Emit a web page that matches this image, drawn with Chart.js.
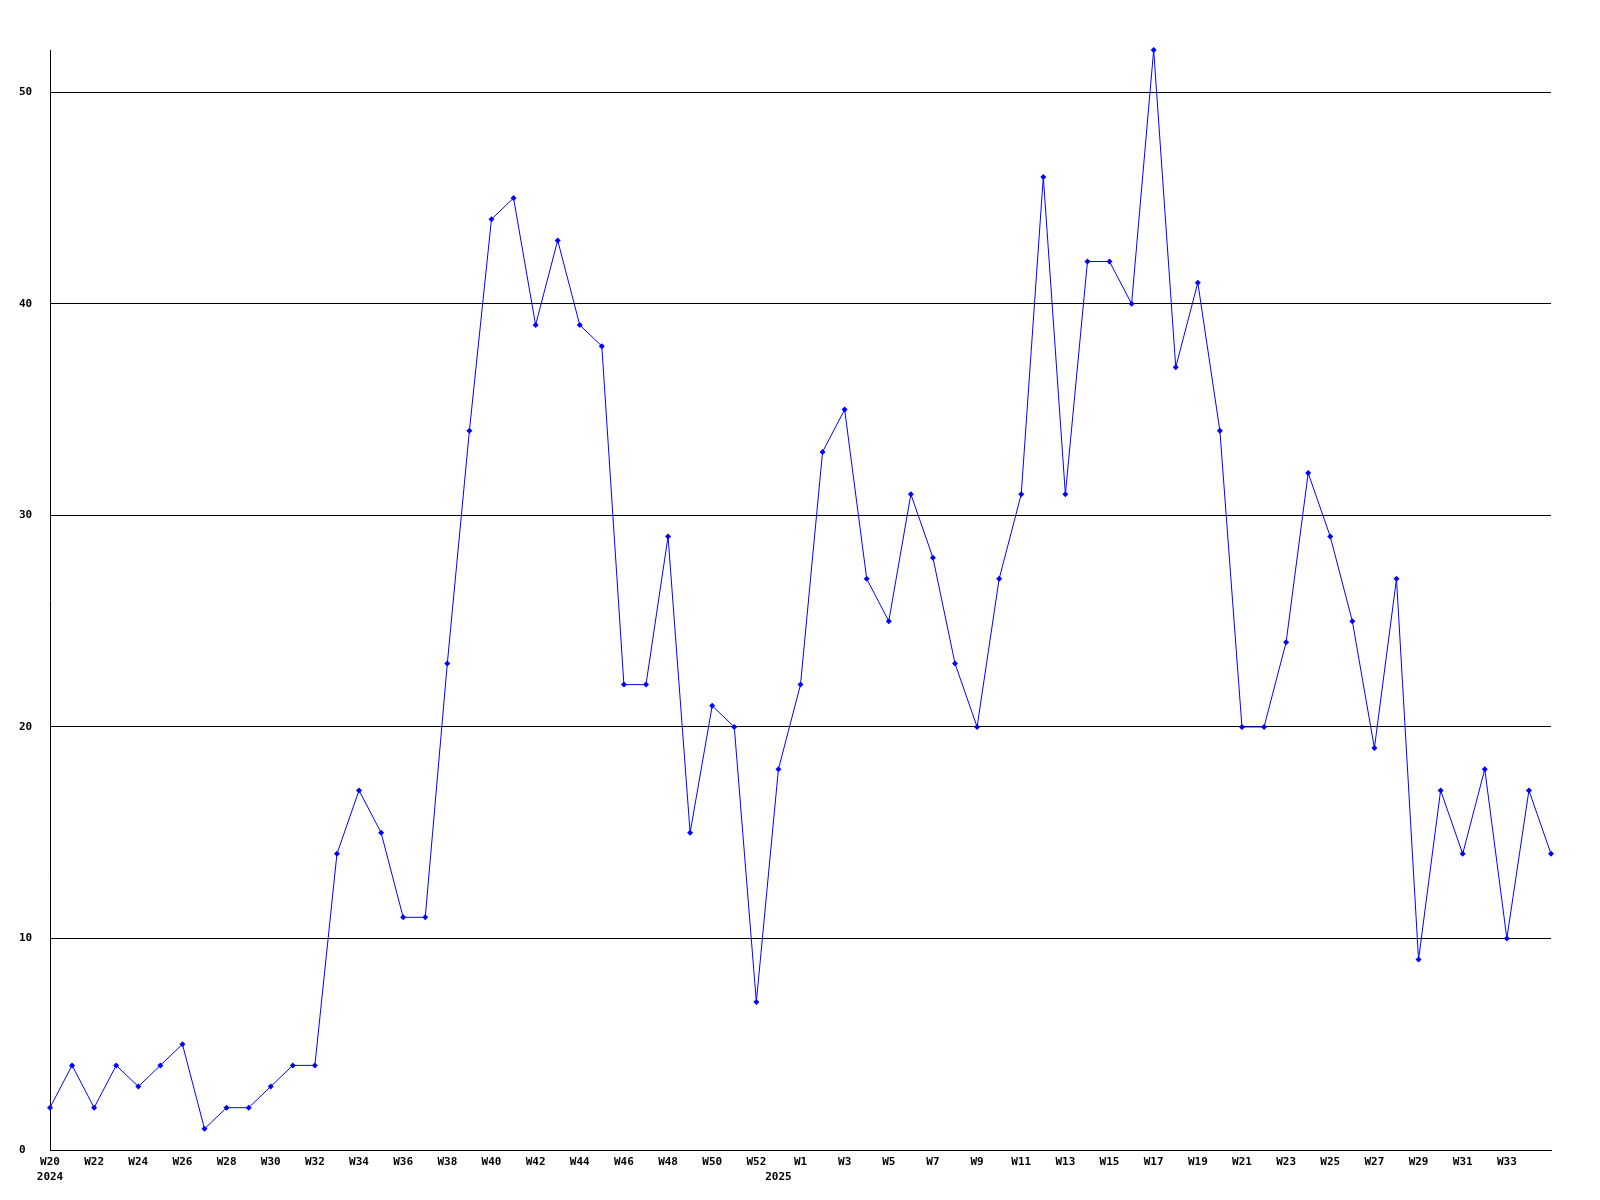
<!DOCTYPE html>
<html>
<head>
<meta charset="utf-8">
<script src="https://cdn.jsdelivr.net/npm/chart.js@4/dist/chart.umd.min.js"></script>
<style>
  html, body { margin: 0; padding: 0; background: #fff; }
  #wrap { width: 1600px; height: 1200px; }
</style>
</head>
<body>
<div id="wrap"><canvas id="lineChart" width="1600" height="1200"></canvas></div>
<script>
// weeks 2024 W20..W53, then 2025 W1..W35
var weeks = ["W20","W21","W22","W23","W24","W25","W26","W27","W28","W29","W30","W31","W32","W33","W34","W35","W36","W37","W38","W39","W40","W41","W42","W43","W44","W45","W46","W47","W48","W49","W50","W51","W52","W53",
             "W1","W2","W3","W4","W5","W6","W7","W8","W9","W10","W11","W12","W13","W14","W15","W16","W17","W18","W19","W20","W21","W22","W23","W24","W25","W26","W27","W28","W29","W30","W31","W32","W33","W34","W35"];
var counts = [2,4,2,4,3,4,5,1,2,2,3,4,4,14,17,15,11,11,23,34,44,45,39,43,39,38,22,22,29,15,21,20,7,18,
              22,33,35,27,25,31,28,23,20,27,31,46,31,42,42,40,52,37,41,34,20,20,24,32,29,25,19,27,9,17,14,18,10,17,14];
var yearLabels = {0: "2024", 33: "2025"};
var yTicks = [0, 10, 20, 30, 40, 50];

var tickFont = { family: "'DejaVu Sans Mono', monospace", size: 11, weight: "bold", lineHeight: 1.36 };

var ctx = document.getElementById("lineChart").getContext("2d");
new Chart(ctx, {
    type: "line",
    data: {
        labels: weeks,
        datasets: [{
            data: counts,
            borderColor: "#0000ff",
            backgroundColor: "#0000ff",
            borderWidth: 1,
            pointStyle: "rectRot",
            pointRadius: 3,
            pointBorderWidth: 0,
            tension: 0,
            fill: false,
            clip: false
        }]
    },
    options: {
        responsive: false,
        animation: false,
        layout: { padding: { left: 19, top: 50, right: 49, bottom: 0 } },
        plugins: { legend: { display: false }, tooltip: { enabled: false } },
        scales: {
            x: {
                type: "category",
                offset: false,
                grid: { display: false, drawTicks: false },
                border: { display: true, color: "#000", width: 1 },
                afterFit: function(scale) { scale.height = 50; },
                ticks: {
                    autoSkip: false,
                    maxRotation: 0,
                    padding: 5,
                    color: "#000",
                    font: tickFont,
                    callback: function(val, i) {
                        var lbl = (i % 2 === 0 && i < weeks.length - 1) ? weeks[i] : "";
                        if (yearLabels[i]) return [lbl, yearLabels[i]];
                        return lbl;
                    }
                }
            },
            y: {
                min: 0,
                max: Math.max.apply(null, counts),
                afterBuildTicks: function(scale) {
                    scale.ticks = yTicks.map(function(v) { return { value: v }; });
                },
                afterFit: function(scale) { scale.width = 31; },
                grid: { color: "#000", lineWidth: 1, drawTicks: false },
                border: { display: true, color: "#000", width: 1 },
                ticks: {
                    crossAlign: "far",
                    padding: 0,
                    color: "#000",
                    font: tickFont
                }
            }
        }
    }
});
</script>
</body>
</html>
===
# Work to do
Repeat the data exactly, excluding the pictures.

# Answer for the task
Emit a web page that matches this image, drawn with Chart.js.
<!DOCTYPE html>
<html>
<head>
<meta charset="utf-8">
<script src="https://cdn.jsdelivr.net/npm/chart.js@4/dist/chart.umd.min.js"></script>
<style>
  html, body { margin: 0; padding: 0; background: #fff; }
  #wrap { width: 1600px; height: 1200px; }
</style>
</head>
<body>
<div id="wrap"><canvas id="lineChart" width="1600" height="1200"></canvas></div>
<script>
// weeks 2024 W20..W53, then 2025 W1..W35
var weeks = ["W20","W21","W22","W23","W24","W25","W26","W27","W28","W29","W30","W31","W32","W33","W34","W35","W36","W37","W38","W39","W40","W41","W42","W43","W44","W45","W46","W47","W48","W49","W50","W51","W52","W53",
             "W1","W2","W3","W4","W5","W6","W7","W8","W9","W10","W11","W12","W13","W14","W15","W16","W17","W18","W19","W20","W21","W22","W23","W24","W25","W26","W27","W28","W29","W30","W31","W32","W33","W34","W35"];
var counts = [2,4,2,4,3,4,5,1,2,2,3,4,4,14,17,15,11,11,23,34,44,45,39,43,39,38,22,22,29,15,21,20,7,18,
              22,33,35,27,25,31,28,23,20,27,31,46,31,42,42,40,52,37,41,34,20,20,24,32,29,25,19,27,9,17,14,18,10,17,14];
var yearLabels = {0: "2024", 33: "2025"};
var yTicks = [0, 10, 20, 30, 40, 50];

var tickFont = { family: "'DejaVu Sans Mono', monospace", size: 11, weight: "bold", lineHeight: 1.36 };

var ctx = document.getElementById("lineChart").getContext("2d");
new Chart(ctx, {
    type: "line",
    data: {
        labels: weeks,
        datasets: [{
            data: counts,
            borderColor: "#0000ff",
            backgroundColor: "#0000ff",
            borderWidth: 1,
            pointStyle: "rectRot",
            pointRadius: 3,
            pointBorderWidth: 0,
            tension: 0,
            fill: false,
            clip: false
        }]
    },
    options: {
        responsive: false,
        animation: false,
        layout: { padding: { left: 19, top: 50, right: 49, bottom: 0 } },
        plugins: { legend: { display: false }, tooltip: { enabled: false } },
        scales: {
            x: {
                type: "category",
                offset: false,
                grid: { display: false, drawTicks: false },
                border: { display: true, color: "#000", width: 1 },
                afterFit: function(scale) { scale.height = 50; },
                ticks: {
                    autoSkip: false,
                    maxRotation: 0,
                    padding: 5,
                    color: "#000",
                    font: tickFont,
                    callback: function(val, i) {
                        var lbl = (i % 2 === 0 && i < weeks.length - 1) ? weeks[i] : "";
                        if (yearLabels[i]) return [lbl, yearLabels[i]];
                        return lbl;
                    }
                }
            },
            y: {
                min: 0,
                max: Math.max.apply(null, counts),
                afterBuildTicks: function(scale) {
                    scale.ticks = yTicks.map(function(v) { return { value: v }; });
                },
                afterFit: function(scale) { scale.width = 31; },
                grid: { color: "#000", lineWidth: 1, drawTicks: false },
                border: { display: true, color: "#000", width: 1 },
                ticks: {
                    crossAlign: "far",
                    padding: 0,
                    color: "#000",
                    font: tickFont
                }
            }
        }
    }
});
</script>
</body>
</html>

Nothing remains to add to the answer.